The P. insidiosum strain CBS 101555, isolated from a granulomatous lesion at the abdomen of a horse with pythiosis living in the southern region of Brazil, was cultured in Sabouraud dextrose broth at 37 °C for 1 week. Hyphal mat was harvested from the culture, and subjected to genomic deoxyribonucleic acid (DNA) extraction, using the conventional extraction method, optimized for P. insidiosum [12]. The identity of the strain was checked by single nucleotide polymorphism-based multiplex PCR and sequence homology analysis of the rDNA sequence (Accession number: AB971181) [13, 14]. The obtained genomic DNA was sequenced, using the Illumina next generation sequencing platform, as previously-described [8,9,10]. Briefly, the genomic DNA was processed to prepare a paired-end (180-bp insert) library for Illumina HiSeq 2500-based sequencing (Yourgene Bioscience, Taiwan). To guarantee read lengths of at least 35 bases, obtained raw reads underwent quality trims by CLC Genomics Workbench (Qiagen). The Cutadapt 1.8.1 [15] was used to remove the adaptor sequences. The resulting genome data contained 34,617,696 raw reads with an average length of 122 bases, providing 4,233,254,451 total bases. Genome assembly, performed by Velvet 1.2.10 [16], showed a total of 60,602 contigs, an average contig length of 806 bases (range 300–30,744), N50 of 953 bases, and ‘N’ composition of 0.9%. The draft assembled genome size of the organism was 48,855,945 bases. MAKER2 [17] predicted 23,254 genes in the draft genome. Basic Local Alignment Search Tool (BLAST) was used to annotate predicted genes by comparing to the NCBI non-redundant protein database using E-value cut off 10−6. Product description of the best blast hit was used as the product description of the query gene. The genome sequence data has been deposited in the DNA Data Bank of Japan (DDBJ) under the Accession numbers BCFP01000001–BCFP01060602 (Data file 1; Table 1).

Table 1 Overview of data files/data sets

The 23,254 predicted genes can be classified into 18,305 homologous gene clusters (Data file 2; Table 1), using the method described by Kittichotirat et al. [18] and Rujirawat et al. [19], and the following setting: BLAST E-value of 10−6, pairwise sequence identity of at least 30%, and pairwise alignment coverage for both query and subject sequences of at least 50%. Based on the BLAST search with E-value cut-off of 10−6 against the Clusters of Orthologous Groups of Proteins (COGs) database [20, 21], 3288 gene clusters (18%) were assigned to 24 COGs groups, while the rest (15,017 gene clusters [82%]; designated as uncharacterized cluster) did not match any COGs. Details on percentages and frequency of each assigned COGs group were shown in Data file 3 (Table 1).

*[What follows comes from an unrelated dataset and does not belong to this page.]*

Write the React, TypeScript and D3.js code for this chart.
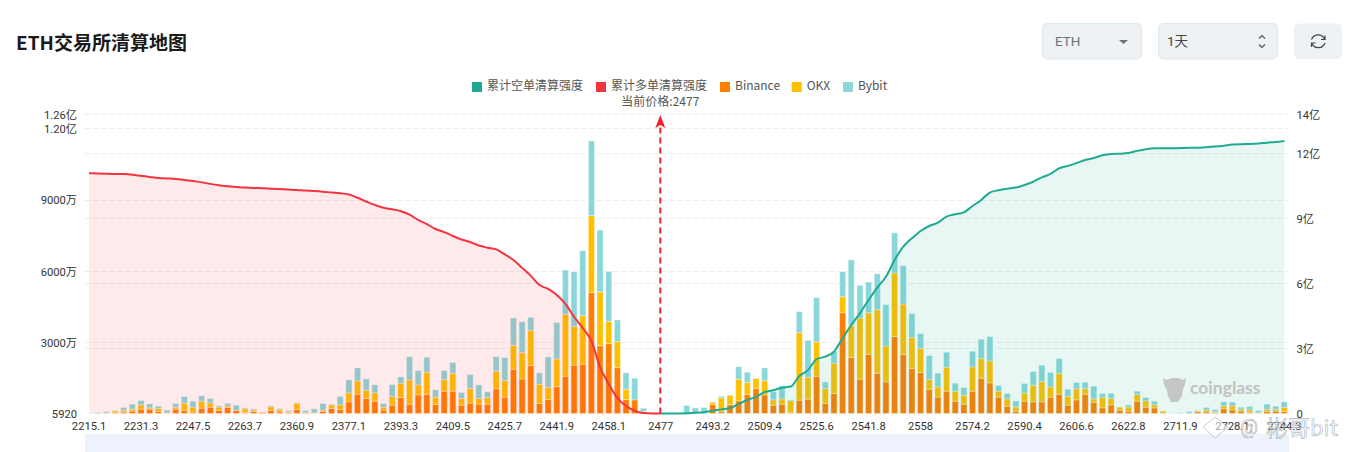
import React, { useRef, useEffect } from 'react';
import * as d3 from 'd3';

// every 6th category is labelled on the x axis
const xTickLabels = ['2215.1', '2231.3', '2247.5', '2263.7', '2360.9', '2377.1', '2393.3', '2409.5', '2425.7', '2441.9', '2458.1', '2477', '2493.2', '2509.4', '2525.6', '2541.8', '2558', '2574.2', '2590.4', '2606.6', '2622.8', '2711.9', '2728.1', '2744.3'];
const currentPrice = '2477';

// left axis, unit: 万
const leftTicks = [0, 3000, 6000, 9000, 12000, 12600];
const leftTickLabels = ['5920', '3000万', '6000万', '9000万', '1.20亿', '1.26亿'];
// right axis, unit: 亿
const rightTicks = [0, 3, 6, 9, 12, 13.8];
const rightTickLabels = ['0', '3亿', '6亿', '9亿', '12亿', '14亿'];

// liquidation per price level, unit: 万
const binance = [
    0, 0, 14, 42, 56, 98, 182, 182, 84, 14,
    182, 126, 56, 224, 266, 126, 252, 126, 42, 84,
    42, 126, 70, 42, 168, 28, 14, 84, 210, 168,
    490, 812, 630, 518, 140, 350, 672, 392, 784, 812,
    378, 938, 938, 350, 434, 392, 392, 1036, 686, 1862,
    1456, 2016, 420, 588, 1134, 1568, 2030, 2072, 5096, 2856,
    2940, 1932, 588, 574, 42, 0, 0, 0, 0, 0,
    14, 0, 378, 70, 378, 532, 798, 1064, 784, 350,
    392, 42, 560, 602, 1568, 420, 840, 4242, 2352, 1442,
    2492, 1694, 1330, 3234, 2478, 1890, 1722, 1022, 686, 938,
    518, 392, 938, 1484, 1288, 686, 308, 98, 518, 490,
    490, 686, 812, 350, 574, 812, 476, 238, 364, 140,
    98, 518, 266, 238, 14, 0, 0, 0, 70, 70,
    42, 196, 154, 98, 42, 14, 84, 98, 84,
];
const okx = [
    0, 0, 14, 70, 70, 84, 182, 56, 126, 14,
    84, 308, 210, 294, 182, 140, 70, 0, 154, 70,
    0, 154, 98, 28, 266, 14, 14, 56, 154, 196,
    378, 560, 350, 350, 126, 364, 602, 1022, 420, 924,
    308, 490, 756, 280, 616, 238, 280, 742, 700, 1008,
    1106, 1470, 812, 518, 1162, 2604, 1624, 2044, 3234, 2268,
    938, 1092, 434, 0, 42, 0, 0, 0, 0, 0,
    0, 0, 98, 588, 392, 910, 504, 406, 602, 224,
    224, 490, 2842, 924, 1442, 630, 1274, 672, 1358, 2576,
    1750, 2674, 1512, 2674, 2128, 1302, 1022, 406, 434, 1008,
    420, 378, 1022, 826, 924, 252, 308, 182, 336, 700,
    854, 434, 882, 378, 462, 238, 140, 448, 266, 126,
    182, 280, 266, 126, 84, 0, 0, 14, 42, 84,
    28, 126, 168, 84, 112, 28, 98, 84, 182,
];
const bybit = [
    14, 42, 56, 7, 126, 210, 182, 168, 98, 112,
    154, 280, 252, 224, 182, 56, 98, 224, 42, 42,
    0, 42, 42, 56, 14, 84, 168, 280, 28, 350,
    546, 546, 476, 336, 154, 504, 266, 980, 602, 630,
    308, 378, 448, 252, 588, 574, 238, 616, 966, 1148,
    1302, 560, 476, 1274, 1526, 1862, 2310, 2730, 3136, 2590,
    2100, 910, 686, 910, 140, 14, 0, 0, 14, 336,
    224, 252, 14, 70, 14, 532, 434, 0, 532, 350,
    560, 42, 882, 1554, 1862, 280, 490, 1050, 2758, 1372,
    1288, 1512, 1736, 1694, 1610, 1008, 616, 1008, 574, 630,
    336, 322, 658, 812, 1022, 238, 224, 252, 406, 574,
    686, 602, 616, 294, 266, 266, 532, 154, 210, 0,
    84, 140, 140, 154, 0, 14, 28, 70, 14, 98,
    98, 168, 154, 84, 140, 84, 210, 126, 224,
];

// cumulative long liquidation, unit: 亿, from the first level up to the current price
const cumulativeLong = [
    11.07, 11.06, 11.05, 11.04, 11.03, 11.0, 10.95, 10.9, 10.85, 10.83,
    10.81, 10.76, 10.71, 10.65, 10.58, 10.52, 10.47, 10.44, 10.41, 10.39,
    10.38, 10.36, 10.34, 10.32, 10.3, 10.27, 10.25, 10.22, 10.18, 10.15,
    10.09, 9.94, 9.77, 9.61, 9.48, 9.41, 9.32, 9.16, 8.92, 8.73,
    8.5, 8.36, 8.18, 8.02, 7.9, 7.74, 7.64, 7.56, 7.33, 7.07,
    6.71, 6.34, 5.92, 5.74, 5.46, 5.05, 4.45, 3.94, 3.34, 2.14,
    1.36, 0.71, 0.35, 0.12, 0.02, 0, 0,
];
// cumulative short liquidation, unit: 亿, from the current price up to the last level
const cumulativeShort = [
    0, 0, 0, 0.01, 0.04, 0.06, 0.13, 0.19, 0.25, 0.44,
    0.62, 0.77, 0.99, 1.07, 1.19, 1.24, 1.73, 2.0, 2.51, 2.62,
    2.85, 3.47, 4.08, 4.62, 5.23, 5.8, 6.3, 7.07, 7.69, 8.07,
    8.41, 8.64, 8.79, 9.07, 9.18, 9.27, 9.56, 9.84, 10.18, 10.29,
    10.36, 10.41, 10.53, 10.68, 10.88, 11.04, 11.3, 11.41, 11.54, 11.68,
    11.77, 11.9, 11.96, 11.97, 12.0, 12.1, 12.18, 12.22, 12.22, 12.22,
    12.23, 12.24, 12.25, 12.27, 12.3, 12.34, 12.39, 12.41, 12.42, 12.44,
    12.48, 12.51, 12.56,
];

const COLORS = { short: '#21AA93', long: '#F5333F', binance: '#FF7F00', okx: '#FFC000', bybit: '#8AD7DA' };
const FONT = 'Roboto, "Noto Sans CJK SC", sans-serif';
const CJK_FONT = '"Noto Sans CJK SC", Roboto, sans-serif';

const legendItems = [
    { label: '累计空单清算强度', color: COLORS.short, x: 472 },
    { label: '累计多单清算强度', color: COLORS.long, x: 596 },
    { label: 'Binance', color: COLORS.binance, x: 720 },
    { label: 'OKX', color: COLORS.okx, x: 791.7 },
    { label: 'Bybit', color: COLORS.bybit, x: 843 },
];

const App: React.FC = () => {
    const svgRef = useRef<SVGSVGElement>(null);

    useEffect(() => {
        const svg = d3.select(svgRef.current);
        svg.selectAll('*').remove();

        const margin = { top: 114, right: 59.3, bottom: 38.5, left: 84.7 };
        const width = 1348;
        const height = 452;
        const bottom = height - margin.bottom;

        const indices = d3.range(binance.length);
        const x = d3.scaleBand<number>()
            .domain(indices)
            .range([margin.left, width - margin.right])
            .paddingInner(0.3)
            .paddingOuter(0.15);
        const cx = (i: number) => (x(i) as number) + x.bandwidth() / 2;
        const yLeft = d3.scaleLinear().domain([0, 12600]).range([bottom, margin.top]);
        const yRight = d3.scaleLinear().domain([0, 13.8]).range([bottom, margin.top]);

        // slider strip under the axis
        svg.append('rect').attr('x', 85).attr('y', 434).attr('width', 1204).attr('height', 18).attr('fill', '#EEF2FD');

        // grid lines
        const drawGrid = (values: number[], scale: d3.ScaleLinear<number, number>) => {
            svg.append('g').selectAll('line').data(values.filter(v => v > 0)).join('line')
                .attr('x1', margin.left).attr('x2', width - margin.right)
                .attr('y1', d => Math.round(scale(d)) + 0.5).attr('y2', d => Math.round(scale(d)) + 0.5)
                .attr('stroke', '#EDEDED').attr('stroke-dasharray', '5,3');
        };
        drawGrid(leftTicks, yLeft);
        drawGrid(rightTicks, yRight);

        // stacked bars
        const table = indices.map(i => ({ i, binance: binance[i], okx: okx[i], bybit: bybit[i] }));
        const stacked = d3.stack<any>().keys(['binance', 'okx', 'bybit'])(table);
        svg.append('g').selectAll('g').data(stacked).join('g')
            .attr('fill', d => (COLORS as any)[d.key])
            .selectAll('rect').data(d => d.filter(p => p[1] > p[0])).join('rect')
            .attr('x', d => x(d.data.i) as number)
            .attr('width', x.bandwidth())
            .attr('y', d => yLeft(d[1]))
            .attr('height', d => yLeft(d[0]) - yLeft(d[1]))
            .attr('stroke', 'rgba(255,255,255,0.35)')
            .attr('stroke-width', 1);

        // cumulative areas and lines sit on top of the bars
        const currentIndex = xTickLabels.indexOf(currentPrice) * 6;
        const drawCumulative = (values: number[], offset: number, color: string) => {
            const area = d3.area<number>()
                .x((_, i) => cx(i + offset))
                .y0(bottom)
                .y1(d => yRight(d))
                .curve(d3.curveMonotoneX);
            const line = d3.line<number>()
                .x((_, i) => cx(i + offset))
                .y(d => yRight(d))
                .curve(d3.curveMonotoneX);
            svg.append('path').datum(values).attr('d', area).attr('fill', color).attr('fill-opacity', 0.1);
            svg.append('path').datum(values).attr('d', line).attr('fill', 'none').attr('stroke', color).attr('stroke-width', 2);
        };
        drawCumulative(cumulativeLong, 0, COLORS.long);
        drawCumulative(cumulativeShort, currentIndex, COLORS.short);

        // current price marker
        const px = cx(currentIndex) - 0.4;
        svg.append('line')
            .attr('x1', px).attr('x2', px).attr('y1', bottom).attr('y2', 124)
            .attr('stroke', '#EE2233').attr('stroke-width', 2).attr('stroke-dasharray', '6,4');
        svg.append('path')
            .attr('d', `M${px},115 L${px + 5},128 L${px},125 L${px - 5},128 Z`)
            .attr('fill', '#EE2233');
        svg.append('text')
            .attr('x', px).attr('y', 102.5).attr('text-anchor', 'middle').attr('dominant-baseline', 'middle')
            .attr('font-family', CJK_FONT).attr('font-size', 12).attr('fill', '#555')
            .text(`当前价格:${currentPrice}`);

        // axes
        const styleAxis = (g: d3.Selection<SVGGElement, unknown, null, undefined>) => {
            g.select('.domain').remove();
            g.selectAll('.tick line').remove();
            g.selectAll('text').attr('font-family', FONT).attr('font-size', 11.2).attr('fill', '#333');
        };
        svg.append('g')
            .attr('transform', `translate(0,${bottom + 1})`)
            .call(d3.axisBottom(x)
                .tickValues(xTickLabels.map((_, k) => k * 6))
                .tickFormat(d => xTickLabels[(d as number) / 6])
                .tickSize(0)
                .tickPadding(8))
            .call(styleAxis);
        svg.append('g')
            .attr('transform', 'translate(77,0.6)')
            .call(d3.axisLeft(yLeft)
                .tickValues(leftTicks)
                .tickFormat((_, k) => leftTickLabels[k])
                .tickSize(0)
                .tickPadding(0))
            .call(styleAxis);
        svg.append('g')
            .attr('transform', 'translate(1296.5,0.6)')
            .call(d3.axisRight(yRight)
                .tickValues(rightTicks)
                .tickFormat((_, k) => rightTickLabels[k])
                .tickSize(0)
                .tickPadding(0))
            .call(styleAxis);

        // legend
        const legend = svg.append('g').selectAll('g').data(legendItems).join('g')
            .attr('transform', d => `translate(${d.x},82)`);
        legend.append('rect').attr('width', 10).attr('height', 10).attr('fill', d => d.color);
        legend.append('text')
            .attr('x', 15).attr('y', 5).attr('dominant-baseline', 'middle')
            .attr('font-family', CJK_FONT).attr('font-size', 12).attr('fill', '#555')
            .text(d => d.label);

        // title
        svg.append('text')
            .attr('x', 16).attr('y', 44.5).attr('dominant-baseline', 'middle')
            .attr('font-family', CJK_FONT).attr('font-size', 19).attr('font-weight', 700).attr('fill', '#1A1A1A')
            .text('ETH交易所清算地图');

        // toolbar controls
        const box = (bx: number, bw: number, stroke: string) => svg.append('rect')
            .attr('x', bx).attr('y', 23.5).attr('width', bw).attr('height', 35.5).attr('rx', 5)
            .attr('fill', '#EEF2F4').attr('stroke', stroke);
        box(1042.5, 99, '#DCE9EC');
        svg.append('text').attr('x', 1055).attr('y', 42.5).attr('dominant-baseline', 'middle')
            .attr('font-family', FONT).attr('font-size', 13.5).attr('fill', '#66757B').text('ETH');
        svg.append('path').attr('d', 'M1119,40 L1128,40 L1123.5,44 Z').attr('fill', '#66757B');
        box(1158.5, 119, '#E2E7EA');
        svg.append('text').attr('x', 1167).attr('y', 42.5).attr('dominant-baseline', 'middle')
            .attr('font-family', FONT).attr('font-size', 13.5).attr('fill', '#444').text('1天');
        svg.append('path')
            .attr('d', 'M1259,38.5 L1262,35.5 L1265,38.5 M1259,44.5 L1262,47.5 L1265,44.5')
            .attr('fill', 'none').attr('stroke', '#555').attr('stroke-width', 1.2);
        box(1294, 48, 'none');
        svg.append('path')
            .attr('d', 'M1311.5,39.5 A7,7 0 0 1 1324.5,39 M1325,43 A7,7 0 0 1 1312,43.5 M1325,35.5 L1325,39.5 L1321,39.5 M1311.5,47 L1311.5,43 L1315.5,43')
            .attr('fill', 'none').attr('stroke', '#444').attr('stroke-width', 1.2);

        // coinglass mark
        svg.append('path')
            .attr('d', 'M1163,378 L1167,380 L1172,378 L1178,378 L1183,380 L1186,378 L1185,385 L1183,389 L1182,396 L1178,402 L1171,402 L1168,396 L1167,390 L1164,385 Z')
            .attr('fill', '#C6C6C6');
        svg.append('text').attr('x', 1190).attr('y', 389.5).attr('dominant-baseline', 'middle')
            .attr('font-family', 'Lato, "Noto Sans", sans-serif').attr('font-size', 17.5).attr('font-weight', 700).attr('fill', '#C2C2C2')
            .text('coinglass');

        // repost watermark
        const mark = svg.append('g').attr('fill', 'rgba(255,255,255,0.55)').attr('stroke', 'rgba(110,110,110,0.5)').attr('stroke-width', 0.7);
        mark.append('path').attr('d', 'M1203,427 L1215,417 L1228,427 L1215,438 Z');
        mark.append('text').attr('x', 1240).attr('y', 434).attr('font-family', FONT).attr('font-size', 20).text('@');
        mark.append('text').attr('x', 1266).attr('y', 436).attr('font-family', CJK_FONT).attr('font-size', 22).text('彬哥bit');
    }, []);

    return <svg ref={svgRef} width={1348} height={452} style={{ position: 'absolute', left: 0, top: 0 }} />;
};

export default App;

The obtained draft genome was analysed for sequence variants, by using the Burrows–Wheeler Alignment tool [22]. Approximately, 44% of the processed reads (n = 15,084,792) of the P. insidiosum strain CBS 101555 can map the reference genome of the P. insidiosum strain Pi-S (the genome size of 53,239,050 bases, comprising 1192 contigs; Accession number BBXB00000000.1) [10]. FreeBayes [23] can identify 1,475,337 sequence variants, including single-nucleotide polymorphisms (SNPs) and insertion/deletion of bases (INDELs), in the genome of the organism (Data file 4; Table 1).

In conclusion, P. insidiosum is an understudied pathogen that causes the life-threatening condition, called pythiosis, in humans and animals worldwide. We sequenced the draft genome of the P. insidiosum strain CBS 101555, isolated from a pythiosis horse living in the southern region of Brazil. The obtained genome will be a fundamental resource for exploring biology and pathogenesis of this invasive microorganism.

Limitations

The draft genome was obtained from short-read assembly of one Illumina-based paired-end (180-bp insert) library, without any mate pair library, resulting in as many as 60,602 contigs. The estimated genomic coverage is limited to ~ 87-fold. The mitochondrial genome sequences were not excluded from the nuclear genome assembly.